8. Are there any features left that might 'pollute' your classification (i.e. already give away information that directly relates to the label)? How can you judge from the histogram? Do some have no added value (like student number)? If so, remove those.
9. What do you foresee will happen if we would keep those features?
10. Why don't these features belong in our classification problem?

---

> Q: my set of choice doesn't have any 'pollution', do I skip this?

> A: open the Game of Thrones `character` set and try to answer these questions with it.

---


## 4 - Visualizing Features using WEKA

Now go to the `Visualize` tab (up top). If the plots and dots are too small on your screen, you can increase the PlotSize and / or Pointsize and click `update`. You can change `jitter` to slightly move the points from their original location, so if there are 1000 points bunched up on coordinate (1,1) this would actually look as more dots rather than just one. 

This screen gives you visual information about groups of features, where the features on the left are on the Y-axis, and features on top are on the X-axis (like the example in the quick refresher). 

### Tasks

11. Can you find any feature combinations where you see that there are very clear clouds of one colour (i.e. this feature combination very well describes the classification task)?
12. If not, why do you think this is the case?
13. Do any of the graphs show a (visual) correlation?
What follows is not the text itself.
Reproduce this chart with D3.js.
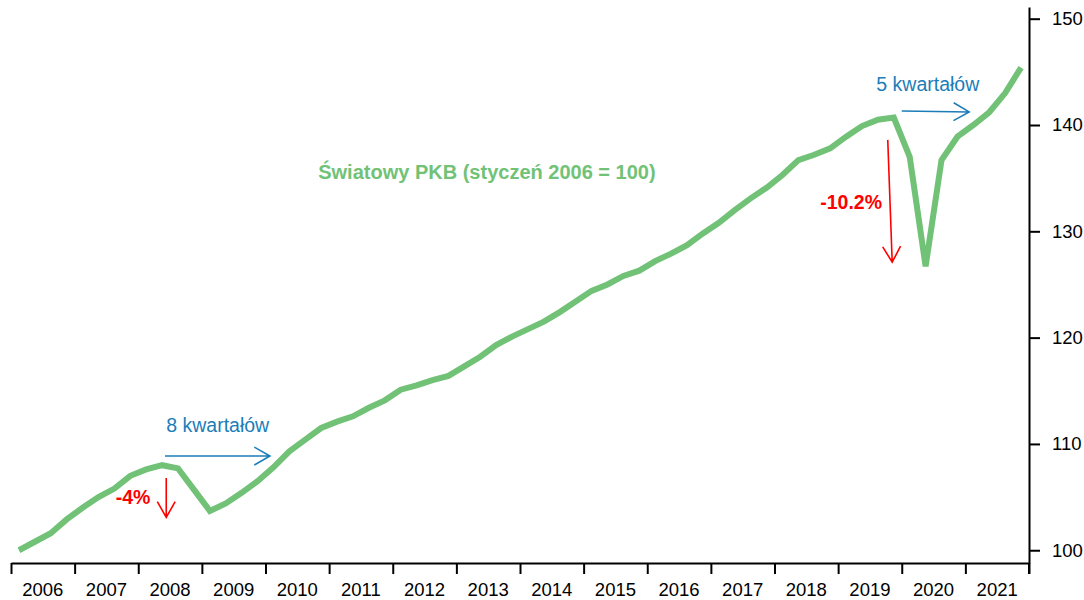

How can you tell if this is, or is not the case? 
14. If there is --- or would be --- a correlation between two features, what would this tell you about these two features?

## 5 - Extra: Back to the Drawing Board

Now that you've gained some extra insight into these datasets, open their `.arff` files again in your text editor.

### Tasks

14. Can you split or combine current features to create new features?
15. Imagine you have other data available on the subject of one of your datasets, what features would you add to help classification?